西方發達國家民主政治,經過數個世紀發展,本已走向日趨成熟。雖然黨爭綿延不絕,但在大多數議題上均存在共識,所以承平年代鬥而不破,大難臨頭則共度時艱。
而隨著全球化加速發展,現代社會利益的高度分化,嚴重的貧富兩極分化的出現,以政黨政治為基礎的民主制開始運作不良,傳統政黨政治已陷入政治僵局,各國國內政治力量出現錯綜複雜的整合和重組。
為此,選民將大量選票投給更為激進左翼和右翼,以表達對傳統政黨的失望、甚至憤怒的情緒。正是傳統政黨已難有所作為,美歐同時興起一股強勁的反主流、反建制的潮流,政治黑天鵝事件頻發現象。
剛剛過去的2016年,歐洲右轉不斷。無論極右政黨是否能上臺掌權,多個歐洲國家執政的核心都已開始動搖,並已嚴重衝擊了歐洲政治版圖和歐盟一體化進程。
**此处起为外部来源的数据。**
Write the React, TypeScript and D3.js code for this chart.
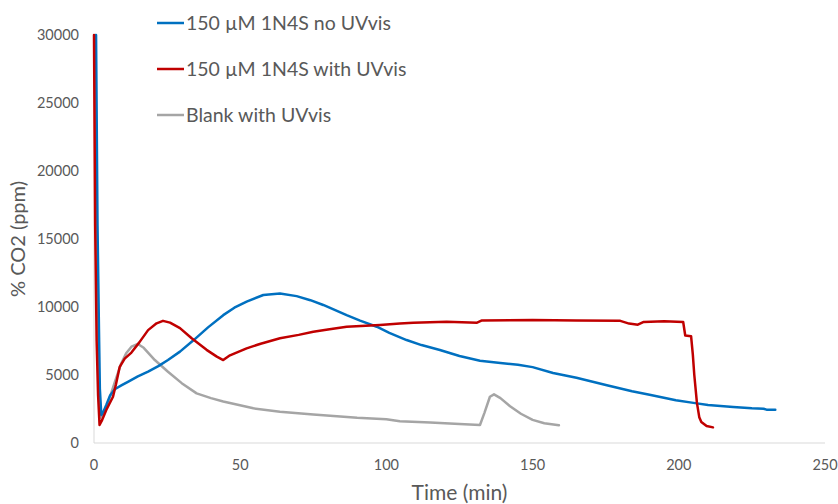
import React from 'react';
import * as d3 from 'd3';

// series values: [time (min), CO2 (ppm)]
const blueNoUV: [number, number][] = [
  [0.7, 30000], [1.2, 16000], [1.7, 8300], [2.0, 4000], [2.5, 2060], [3.2, 2300],
  [4.2, 2800], [5.5, 3500], [7.1, 3950], [9.5, 4250], [11.6, 4500], [15, 4900],
  [18.5, 5250], [22, 5650], [25.3, 6100], [29.4, 6720], [34, 7550], [39, 8500],
  [44.2, 9400], [48, 9950], [52.2, 10400], [57.9, 10880], [63.6, 11000], [69.3, 10800],
  [74, 10500], [78.4, 10150], [86.4, 9400], [91, 9000], [96.7, 8550], [101, 8100],
  [106.9, 7570], [112, 7200], [118.3, 6840], [125, 6400], [132, 6050], [139, 5880],
  [145, 5750], [150, 5580], [157, 5150], [165, 4800], [175.4, 4250], [184, 3800],
  [190, 3550], [199, 3150], [205, 2950], [210, 2800], [218.6, 2650], [225, 2550],
  [229, 2520], [230, 2450], [233, 2450],
];

const redUV: [number, number][] = [
  [0, 30000], [0.4, 16000], [0.9, 7500], [1.4, 3500], [1.9, 1320], [2.8, 1700],
  [4.2, 2430], [6.5, 3400], [7.5, 4300], [8.8, 5600], [10.5, 6200], [12.8, 6650],
  [15.5, 7400], [18.5, 8300], [21.4, 8800], [23.6, 8980], [26, 8850], [29.4, 8450],
  [33.4, 7700], [38.5, 6850], [42, 6350], [44.2, 6100], [46.5, 6450], [52.2, 6960],
  [57, 7300], [63.6, 7700], [70, 7950], [75, 8180], [80, 8350], [86.4, 8550],
  [97.8, 8680], [104.6, 8780], [109.2, 8850], [120.6, 8920], [131, 8850], [132.5, 9000],
  [150, 9050], [165, 9000], [180, 8980], [183, 8780], [186, 8700], [188, 8900],
  [195, 8950], [201.5, 8900], [202.2, 7900], [204.2, 7850], [204.8, 6500], [205.3, 5000],
  [206.2, 2950], [207, 1900], [207.7, 1550], [209.5, 1250], [211.7, 1150],
];

const greyBlank: [number, number][] = [
  [0.4, 30000], [0.8, 15000], [1.2, 7000], [1.8, 3500], [2.3, 1840], [3.3, 2200],
  [4.8, 2950], [7, 4400], [9.3, 5850], [11, 6600], [12.8, 7080], [15, 7280],
  [17, 7000], [20.8, 6100], [25.3, 5240], [30, 4400], [35.1, 3650], [40, 3300],
  [44.2, 3050], [54.5, 2550], [63.6, 2300], [75, 2100], [90, 1850], [100, 1750],
  [104.6, 1600], [115, 1500], [125, 1400], [132, 1320], [133.5, 2200], [135.4, 3400],
  [136.8, 3580], [139, 3300], [142.3, 2700], [146, 2150], [150, 1700], [154, 1450],
  [159, 1300],
];

const xTicks = [0, 50, 100, 150, 200, 250];
const yTicks = [0, 5000, 10000, 15000, 20000, 25000, 30000];

const seriesNames = ['150 µM 1N4S no UVvis', '150 µM 1N4S with UVvis', 'Blank with UVvis'];
const seriesColors = ['#0070C0', '#C00000', '#A5A5A5'];
const seriesData = [blueNoUV, redUV, greyBlank];

const W = 838;
const H = 504;
const font = 'Lato, "Open Sans", sans-serif';

const App = () => {
  const x = d3.scaleLinear().domain([0, 250]).range([94, 825]);
  const y = d3.scaleLinear().domain([0, 30000]).range([443, 35]);

  const myLine = d3.line<[number, number]>()
    .x(d => x(d[0]))
    .y(d => y(d[1]));

  // draw order: grey below, then blue, red on top near the start
  const order = [2, 0, 1];

  return (
    <svg width={W} height={H} style={{position: 'absolute', left: 0, top: 0, background: '#fff'}}>
      {/* axis lines */}
      <line x1={x(0)} x2={x(0)} y1={y(0)} y2={y(30000)} stroke="#d9d9d9" strokeWidth={1}/>
      <line x1={x(0)} x2={x(250)} y1={y(0)} y2={y(0)} stroke="#d9d9d9" strokeWidth={1}/>

      {yTicks.map(t => (
        <text key={'y' + t} x={79} y={y(t)} dy="0.35em" textAnchor="end"
          fontFamily={font} fontSize={14.5} fill="#595959">{t}</text>
      ))}
      {xTicks.map(t => (
        <text key={'x' + t} x={x(t)} y={465} dy="0.35em" textAnchor="middle"
          fontFamily={font} fontSize={14.5} fill="#595959">{t}</text>
      ))}

      <text x={(x(0) + x(250)) / 2} y={500} textAnchor="middle"
        fontFamily={font} fontSize={21} fill="#595959">Time (min)</text>
      <text transform={`translate(25,${(y(0) + y(30000)) / 2}) rotate(-90)`} textAnchor="middle"
        fontFamily={font} fontSize={20} fill="#595959">% CO2 (ppm)</text>

      {order.map(i => (
        <path key={'s' + i} d={myLine(seriesData[i]) || ''} fill="none"
          stroke={seriesColors[i]} strokeWidth={2.5} strokeLinejoin="round" strokeLinecap="round"/>
      ))}

      {seriesNames.map((name, i) => (
        <g key={'l' + i} transform={`translate(157,${23 + i * 46})`}>
          <line x1={0} x2={27} y1={0} y2={0} stroke={seriesColors[i]} strokeWidth={2.5}/>
          <text x={29} y={0} dy="0.35em" fontFamily={font} fontSize={19.5} fill="#595959">{name}</text>
        </g>
      ))}
    </svg>
  );
};

export default App;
在美國,自從70年代之後,極化程度就一路走高,尤其是在90年代之後,極化程度比起歷史上其他時期都有過之而無不及。美國民主、共和兩黨在醫療保健、社會保障、稅率、財政赤字、外交政策等方面本有因歷史因素形成的分歧,但在極化背景下,兩黨內部越來越同質化,同時兩者之間越來越異質化,兩黨溫和派越來越少,交集越來越小,這種政治極化趨勢在近些年愈演愈烈。
美國國內社會運動及2016年大選也是觀察美國政治極化的重要窗口。2009年的茶黨運動(Tea Party Movement)反對歐巴馬政府的經濟刺激計劃和醫療改革方案,主張政府要縮小規模、縮減開支、降低稅收、弱化監管,和歷史上的其他右翼運動一樣,主張反對「大政府」。
茶黨對歐巴馬政府的抵制使共和黨在其執政兩年後控制了眾議院,在2014年又成功奪回8年失去的參院。2011年的「佔領華爾街」(Occupy Wall Street)的意圖是反對美國政治的權錢交易、兩黨政爭以及社會不公正,則主張限制壟斷、保障民權,繼承了歷史上左翼反對「大公司」的傳統。「佔領華爾街」運動直接民主社會傾向的桑德斯在民主黨內崛起,並直接對民主黨黨內建制派的當家人柯林頓·希拉蕊的黨內提名構成了直接挑戰。
再看總統大選,川普、桑德斯等反主流、反建制派候選人的強勢崛起更是美國政治極化所致。自負且背負種種政治不正確言論的川普以及並不符合美國政治傳統的桑德斯之所以能夠吸引大批選民,源於選民對傳統政治精英(建制派)的失望與不信任。
政治極化及其導致的激烈黨爭、立法僵局和骯髒政治等負面現象,讓不少選民對主流政治的失望、厭惡和憤怒轉化為民眾對非傳統政治人物或是「反建制派」的強烈期待。
隨著2009年開始的兩場社會運動和2016年大選中左右非建制力量的崛起,公眾的政治意識被喚醒,因此帶來的社會右傾、左傾趨勢短期內必然加劇美國政治極化。應該說,傳統政治精英無法形成共識並取得政治突破,更激進或反建制的代表人物上臺就成為必然。
在一個利益高度分化,社會撕裂與政治極化的美國,再與其分權制衡體制結合,最終導致福山所說的福山認為相互「否決政治」(vetocracy),政治僵局甚至是政治衰敗也難免會出現。福山認為:「政黨沒有激勵,不願切斷來自利益集團的財路;利益集團也不願看到金錢買不到影響的新體制。」
而經濟學家米拉諾維科則認為,在過去1/4世紀的歷史中,「發達國家的頂層階級不斷累積越來越多的收益,一直使得他們與他們自己的同胞在社會層面和精神層面分離開來。」西方世界中全球化的「輸家」,尤其是在美國,幾乎沒有發言權,因為富人,即收入增長的前5%的人,已開始掌握了政治的進程。
他們運用政治權力使得全球化延續時,卻掏空了國家民主,並使得許多國家更接近成為富豪統治集團。因此,選擇處於兩者之間,要麼富豪統治集團和全球化,要麼民粹主義和停止全球化。